“The role of a manager should be to ensure that those that work for him/her eventually leave and go onto bigger and better things” Mark Plant
If you are unhappy in your job – leave and if you aren’t excited about work every morning – stop whatever you’re doing and do something else.
This is what we need to live by.
If you aren’t being challenged in your job – leave.
If you are cruising in your current work – leave.
If you aren’t sweating it at present and feeling under pressure – leave.
If you think you understand everything that you are doing where you are currently working – leave.
If you aren’t failing enough – leave and go find somewhere where you fail before you succeed. When you find yourself succeeding too often – leave again.
If you think you are successful – leave and find something or somewhere where you aren’t. When you become successful again – leave again.
If everyone likes you and wants to work with you – leave and go work somewhere where they don’t (and then get them to want to).
If your work is winning awards and it feels like you win most pitches – leave and go somewhere where no one has won anything and there is a low rate of success at pitches. Help them turn it around.
If you think you know a product inside out – leave and go find a product that you don’t.
If you think you understand the value of all your influences and feel that you have challenged them from all the directions you can find – leave and go find somewhere where there are different (or unheard of) influences that maybe you don’t even understand why they are influences.
If your manager is not influencing you to ultimately leave and go onto bigger and better things – leave.
If someone is standing in the way of your progress (either internally or externally) – leave.
If someone is trying to make you stay in your job – leave.
If your manager is trying to make you stay, they aren’t a good manager – leave.
If the days go too smoothly and there is too much time for idle chatter (or you are surrounded by people with too much time for idle chatter) – leave.

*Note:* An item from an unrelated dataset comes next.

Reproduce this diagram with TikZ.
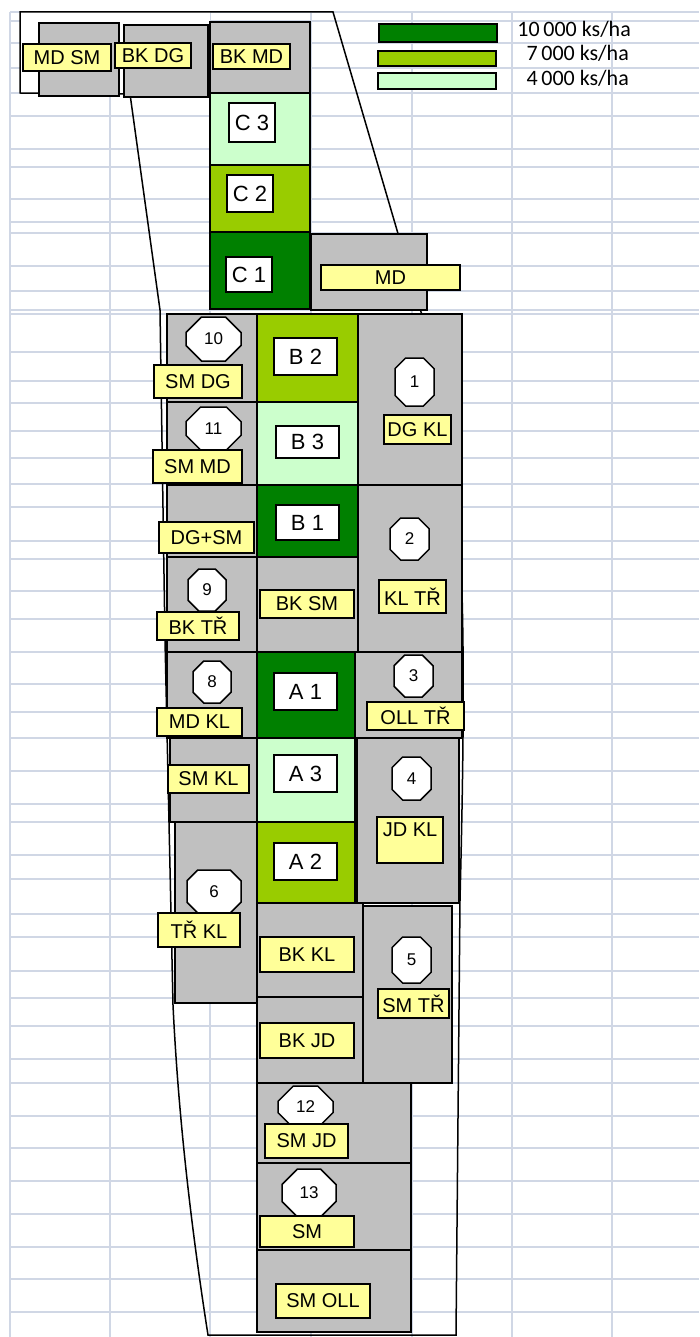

If you don’t work with people who put the same amount of thought and effort into teamwork and collaboration as you do – leave and find people who do.
If there is a culture of persuading people to stay in their jobs by offering them more money – leave.
If where you work there is a business culture of holding on to people to prevent them working for competitors – leave.
If where you work there is a business culture of trying to make competitors fail – leave.
If there isn’t a culture (or understanding) of creating working relationships between the right people and that not everyone works well together – leave.
And if in this work culture there is not the understanding that a certain degree of tension between these great working relationships produces greater work – leave.